◆ GOAL ◆
Make an exact copy of the data below, leaving out every picture.

◆ COLLECTED MATERIAL ◆
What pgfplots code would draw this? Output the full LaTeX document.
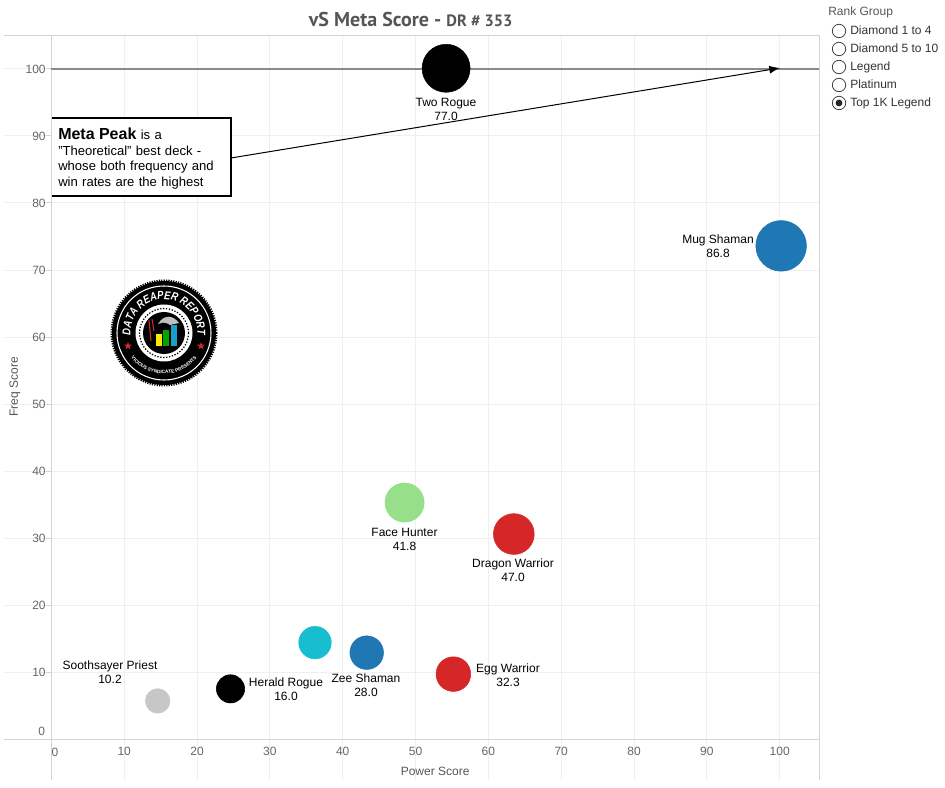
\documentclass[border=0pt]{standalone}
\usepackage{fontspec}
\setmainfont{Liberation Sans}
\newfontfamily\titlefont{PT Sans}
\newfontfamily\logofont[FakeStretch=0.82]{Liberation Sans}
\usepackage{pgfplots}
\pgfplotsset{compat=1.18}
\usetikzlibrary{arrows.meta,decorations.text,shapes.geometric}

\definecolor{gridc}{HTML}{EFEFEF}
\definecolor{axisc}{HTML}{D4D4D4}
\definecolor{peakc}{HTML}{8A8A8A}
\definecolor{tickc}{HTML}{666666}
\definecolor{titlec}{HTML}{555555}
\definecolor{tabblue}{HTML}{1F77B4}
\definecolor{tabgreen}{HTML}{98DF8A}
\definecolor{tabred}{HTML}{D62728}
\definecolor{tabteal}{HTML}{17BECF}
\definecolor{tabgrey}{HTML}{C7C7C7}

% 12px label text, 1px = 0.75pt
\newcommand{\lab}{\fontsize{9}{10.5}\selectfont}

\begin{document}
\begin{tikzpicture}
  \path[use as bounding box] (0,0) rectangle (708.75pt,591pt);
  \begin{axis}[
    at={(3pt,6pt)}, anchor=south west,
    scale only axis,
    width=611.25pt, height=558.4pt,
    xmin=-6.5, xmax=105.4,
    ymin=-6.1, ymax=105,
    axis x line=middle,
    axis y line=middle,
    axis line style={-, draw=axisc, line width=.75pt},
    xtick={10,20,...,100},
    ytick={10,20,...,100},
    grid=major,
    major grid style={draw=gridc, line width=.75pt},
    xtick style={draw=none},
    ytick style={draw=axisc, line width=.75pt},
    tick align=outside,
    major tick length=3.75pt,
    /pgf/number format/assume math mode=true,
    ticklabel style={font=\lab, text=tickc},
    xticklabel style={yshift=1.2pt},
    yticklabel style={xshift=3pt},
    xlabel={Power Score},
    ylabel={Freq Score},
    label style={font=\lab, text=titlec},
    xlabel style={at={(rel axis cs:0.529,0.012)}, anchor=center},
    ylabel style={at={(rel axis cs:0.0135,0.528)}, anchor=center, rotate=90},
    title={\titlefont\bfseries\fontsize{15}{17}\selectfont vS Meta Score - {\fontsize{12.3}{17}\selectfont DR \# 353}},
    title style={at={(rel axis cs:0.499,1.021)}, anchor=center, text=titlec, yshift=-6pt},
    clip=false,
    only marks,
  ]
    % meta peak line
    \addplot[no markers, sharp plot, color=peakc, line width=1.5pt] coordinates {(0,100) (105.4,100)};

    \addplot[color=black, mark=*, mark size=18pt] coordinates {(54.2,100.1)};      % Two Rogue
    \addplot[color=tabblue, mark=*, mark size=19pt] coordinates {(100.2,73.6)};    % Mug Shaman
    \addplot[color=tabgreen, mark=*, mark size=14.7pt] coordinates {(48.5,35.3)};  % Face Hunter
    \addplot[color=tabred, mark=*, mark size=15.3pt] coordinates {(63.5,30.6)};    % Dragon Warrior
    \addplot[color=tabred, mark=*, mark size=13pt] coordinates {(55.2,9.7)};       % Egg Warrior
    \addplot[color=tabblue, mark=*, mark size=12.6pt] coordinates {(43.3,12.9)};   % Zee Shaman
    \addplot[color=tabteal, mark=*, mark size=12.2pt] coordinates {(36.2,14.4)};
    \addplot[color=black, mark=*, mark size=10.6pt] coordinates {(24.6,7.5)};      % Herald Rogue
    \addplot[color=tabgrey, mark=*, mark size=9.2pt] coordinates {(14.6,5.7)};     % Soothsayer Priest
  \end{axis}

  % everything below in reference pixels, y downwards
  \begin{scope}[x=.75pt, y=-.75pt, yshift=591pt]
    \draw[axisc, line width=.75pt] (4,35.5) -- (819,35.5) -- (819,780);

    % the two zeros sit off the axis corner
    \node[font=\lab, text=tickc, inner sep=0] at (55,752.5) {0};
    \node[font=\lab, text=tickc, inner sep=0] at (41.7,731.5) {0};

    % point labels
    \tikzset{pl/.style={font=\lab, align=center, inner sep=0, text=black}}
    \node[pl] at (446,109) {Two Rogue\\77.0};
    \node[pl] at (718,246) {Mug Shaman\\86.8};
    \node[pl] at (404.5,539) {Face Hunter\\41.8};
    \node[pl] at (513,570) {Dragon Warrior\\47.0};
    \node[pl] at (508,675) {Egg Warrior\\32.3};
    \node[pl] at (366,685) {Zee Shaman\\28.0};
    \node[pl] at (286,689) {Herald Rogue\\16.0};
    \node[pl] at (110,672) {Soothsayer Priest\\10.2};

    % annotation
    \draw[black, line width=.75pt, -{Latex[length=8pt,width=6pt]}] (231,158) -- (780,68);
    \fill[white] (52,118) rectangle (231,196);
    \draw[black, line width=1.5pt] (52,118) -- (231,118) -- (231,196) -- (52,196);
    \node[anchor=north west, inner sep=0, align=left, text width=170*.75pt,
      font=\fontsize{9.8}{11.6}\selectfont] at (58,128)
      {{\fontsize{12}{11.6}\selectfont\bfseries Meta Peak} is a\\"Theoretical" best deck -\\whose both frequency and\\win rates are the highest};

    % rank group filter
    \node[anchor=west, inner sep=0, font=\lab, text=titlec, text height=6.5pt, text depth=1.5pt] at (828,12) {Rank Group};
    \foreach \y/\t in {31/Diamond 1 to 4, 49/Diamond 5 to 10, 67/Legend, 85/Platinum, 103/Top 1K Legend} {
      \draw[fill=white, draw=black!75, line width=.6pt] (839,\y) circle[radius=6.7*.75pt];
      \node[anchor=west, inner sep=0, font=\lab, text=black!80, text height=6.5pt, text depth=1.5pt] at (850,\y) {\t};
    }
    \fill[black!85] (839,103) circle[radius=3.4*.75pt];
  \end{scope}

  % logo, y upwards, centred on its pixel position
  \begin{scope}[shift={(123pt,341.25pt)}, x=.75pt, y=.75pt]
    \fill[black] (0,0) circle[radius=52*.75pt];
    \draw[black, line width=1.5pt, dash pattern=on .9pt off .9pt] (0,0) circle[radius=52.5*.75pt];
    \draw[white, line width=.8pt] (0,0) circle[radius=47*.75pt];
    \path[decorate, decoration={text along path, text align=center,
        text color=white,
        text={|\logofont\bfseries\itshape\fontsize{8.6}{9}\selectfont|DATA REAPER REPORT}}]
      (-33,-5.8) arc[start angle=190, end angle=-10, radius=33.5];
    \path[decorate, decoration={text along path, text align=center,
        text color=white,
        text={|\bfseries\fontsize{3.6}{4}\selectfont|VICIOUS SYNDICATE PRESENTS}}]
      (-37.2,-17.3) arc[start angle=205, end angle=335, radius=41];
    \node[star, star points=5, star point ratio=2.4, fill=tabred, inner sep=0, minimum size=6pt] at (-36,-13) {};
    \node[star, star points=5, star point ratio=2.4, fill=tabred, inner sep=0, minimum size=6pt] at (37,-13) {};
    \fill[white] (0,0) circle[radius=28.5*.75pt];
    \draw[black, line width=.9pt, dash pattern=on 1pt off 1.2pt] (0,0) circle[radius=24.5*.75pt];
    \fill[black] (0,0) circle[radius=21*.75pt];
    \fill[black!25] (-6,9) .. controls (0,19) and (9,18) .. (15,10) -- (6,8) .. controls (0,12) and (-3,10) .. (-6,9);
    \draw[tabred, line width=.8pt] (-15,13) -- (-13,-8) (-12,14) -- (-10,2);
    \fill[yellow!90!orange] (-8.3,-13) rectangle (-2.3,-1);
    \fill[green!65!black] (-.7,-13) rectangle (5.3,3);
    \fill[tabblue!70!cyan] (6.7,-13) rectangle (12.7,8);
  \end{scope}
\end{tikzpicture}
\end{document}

◆ EXPECTED ANSWER ◆
What pgfplots code would draw this? Output the full LaTeX document.
\documentclass[border=0pt]{standalone}
\usepackage{fontspec}
\setmainfont{Liberation Sans}
\newfontfamily\titlefont{PT Sans}
\newfontfamily\logofont[FakeStretch=0.82]{Liberation Sans}
\usepackage{pgfplots}
\pgfplotsset{compat=1.18}
\usetikzlibrary{arrows.meta,decorations.text,shapes.geometric}

\definecolor{gridc}{HTML}{EFEFEF}
\definecolor{axisc}{HTML}{D4D4D4}
\definecolor{peakc}{HTML}{8A8A8A}
\definecolor{tickc}{HTML}{666666}
\definecolor{titlec}{HTML}{555555}
\definecolor{tabblue}{HTML}{1F77B4}
\definecolor{tabgreen}{HTML}{98DF8A}
\definecolor{tabred}{HTML}{D62728}
\definecolor{tabteal}{HTML}{17BECF}
\definecolor{tabgrey}{HTML}{C7C7C7}

% 12px label text, 1px = 0.75pt
\newcommand{\lab}{\fontsize{9}{10.5}\selectfont}

\begin{document}
\begin{tikzpicture}
  \path[use as bounding box] (0,0) rectangle (708.75pt,591pt);
  \begin{axis}[
    at={(3pt,6pt)}, anchor=south west,
    scale only axis,
    width=611.25pt, height=558.4pt,
    xmin=-6.5, xmax=105.4,
    ymin=-6.1, ymax=105,
    axis x line=middle,
    axis y line=middle,
    axis line style={-, draw=axisc, line width=.75pt},
    xtick={10,20,...,100},
    ytick={10,20,...,100},
    grid=major,
    major grid style={draw=gridc, line width=.75pt},
    xtick style={draw=none},
    ytick style={draw=axisc, line width=.75pt},
    tick align=outside,
    major tick length=3.75pt,
    /pgf/number format/assume math mode=true,
    ticklabel style={font=\lab, text=tickc},
    xticklabel style={yshift=1.2pt},
    yticklabel style={xshift=3pt},
    xlabel={Power Score},
    ylabel={Freq Score},
    label style={font=\lab, text=titlec},
    xlabel style={at={(rel axis cs:0.529,0.012)}, anchor=center},
    ylabel style={at={(rel axis cs:0.0135,0.528)}, anchor=center, rotate=90},
    title={\titlefont\bfseries\fontsize{15}{17}\selectfont vS Meta Score - {\fontsize{12.3}{17}\selectfont DR \# 353}},
    title style={at={(rel axis cs:0.499,1.021)}, anchor=center, text=titlec, yshift=-6pt},
    clip=false,
    only marks,
  ]
    % meta peak line
    \addplot[no markers, sharp plot, color=peakc, line width=1.5pt] coordinates {(0,100) (105.4,100)};

    \addplot[color=black, mark=*, mark size=18pt] coordinates {(54.2,100.1)};      % Two Rogue
    \addplot[color=tabblue, mark=*, mark size=19pt] coordinates {(100.2,73.6)};    % Mug Shaman
    \addplot[color=tabgreen, mark=*, mark size=14.7pt] coordinates {(48.5,35.3)};  % Face Hunter
    \addplot[color=tabred, mark=*, mark size=15.3pt] coordinates {(63.5,30.6)};    % Dragon Warrior
    \addplot[color=tabred, mark=*, mark size=13pt] coordinates {(55.2,9.7)};       % Egg Warrior
    \addplot[color=tabblue, mark=*, mark size=12.6pt] coordinates {(43.3,12.9)};   % Zee Shaman
    \addplot[color=tabteal, mark=*, mark size=12.2pt] coordinates {(36.2,14.4)};
    \addplot[color=black, mark=*, mark size=10.6pt] coordinates {(24.6,7.5)};      % Herald Rogue
    \addplot[color=tabgrey, mark=*, mark size=9.2pt] coordinates {(14.6,5.7)};     % Soothsayer Priest
  \end{axis}

  % everything below in reference pixels, y downwards
  \begin{scope}[x=.75pt, y=-.75pt, yshift=591pt]
    \draw[axisc, line width=.75pt] (4,35.5) -- (819,35.5) -- (819,780);

    % the two zeros sit off the axis corner
    \node[font=\lab, text=tickc, inner sep=0] at (55,752.5) {0};
    \node[font=\lab, text=tickc, inner sep=0] at (41.7,731.5) {0};

    % point labels
    \tikzset{pl/.style={font=\lab, align=center, inner sep=0, text=black}}
    \node[pl] at (446,109) {Two Rogue\\77.0};
    \node[pl] at (718,246) {Mug Shaman\\86.8};
    \node[pl] at (404.5,539) {Face Hunter\\41.8};
    \node[pl] at (513,570) {Dragon Warrior\\47.0};
    \node[pl] at (508,675) {Egg Warrior\\32.3};
    \node[pl] at (366,685) {Zee Shaman\\28.0};
    \node[pl] at (286,689) {Herald Rogue\\16.0};
    \node[pl] at (110,672) {Soothsayer Priest\\10.2};

    % annotation
    \draw[black, line width=.75pt, -{Latex[length=8pt,width=6pt]}] (231,158) -- (780,68);
    \fill[white] (52,118) rectangle (231,196);
    \draw[black, line width=1.5pt] (52,118) -- (231,118) -- (231,196) -- (52,196);
    \node[anchor=north west, inner sep=0, align=left, text width=170*.75pt,
      font=\fontsize{9.8}{11.6}\selectfont] at (58,128)
      {{\fontsize{12}{11.6}\selectfont\bfseries Meta Peak} is a\\"Theoretical" best deck -\\whose both frequency and\\win rates are the highest};

    % rank group filter
    \node[anchor=west, inner sep=0, font=\lab, text=titlec, text height=6.5pt, text depth=1.5pt] at (828,12) {Rank Group};
    \foreach \y/\t in {31/Diamond 1 to 4, 49/Diamond 5 to 10, 67/Legend, 85/Platinum, 103/Top 1K Legend} {
      \draw[fill=white, draw=black!75, line width=.6pt] (839,\y) circle[radius=6.7*.75pt];
      \node[anchor=west, inner sep=0, font=\lab, text=black!80, text height=6.5pt, text depth=1.5pt] at (850,\y) {\t};
    }
    \fill[black!85] (839,103) circle[radius=3.4*.75pt];
  \end{scope}

  % logo, y upwards, centred on its pixel position
  \begin{scope}[shift={(123pt,341.25pt)}, x=.75pt, y=.75pt]
    \fill[black] (0,0) circle[radius=52*.75pt];
    \draw[black, line width=1.5pt, dash pattern=on .9pt off .9pt] (0,0) circle[radius=52.5*.75pt];
    \draw[white, line width=.8pt] (0,0) circle[radius=47*.75pt];
    \path[decorate, decoration={text along path, text align=center,
        text color=white,
        text={|\logofont\bfseries\itshape\fontsize{8.6}{9}\selectfont|DATA REAPER REPORT}}]
      (-33,-5.8) arc[start angle=190, end angle=-10, radius=33.5];
    \path[decorate, decoration={text along path, text align=center,
        text color=white,
        text={|\bfseries\fontsize{3.6}{4}\selectfont|VICIOUS SYNDICATE PRESENTS}}]
      (-37.2,-17.3) arc[start angle=205, end angle=335, radius=41];
    \node[star, star points=5, star point ratio=2.4, fill=tabred, inner sep=0, minimum size=6pt] at (-36,-13) {};
    \node[star, star points=5, star point ratio=2.4, fill=tabred, inner sep=0, minimum size=6pt] at (37,-13) {};
    \fill[white] (0,0) circle[radius=28.5*.75pt];
    \draw[black, line width=.9pt, dash pattern=on 1pt off 1.2pt] (0,0) circle[radius=24.5*.75pt];
    \fill[black] (0,0) circle[radius=21*.75pt];
    \fill[black!25] (-6,9) .. controls (0,19) and (9,18) .. (15,10) -- (6,8) .. controls (0,12) and (-3,10) .. (-6,9);
    \draw[tabred, line width=.8pt] (-15,13) -- (-13,-8) (-12,14) -- (-10,2);
    \fill[yellow!90!orange] (-8.3,-13) rectangle (-2.3,-1);
    \fill[green!65!black] (-.7,-13) rectangle (5.3,3);
    \fill[tabblue!70!cyan] (6.7,-13) rectangle (12.7,8);
  \end{scope}
\end{tikzpicture}
\end{document}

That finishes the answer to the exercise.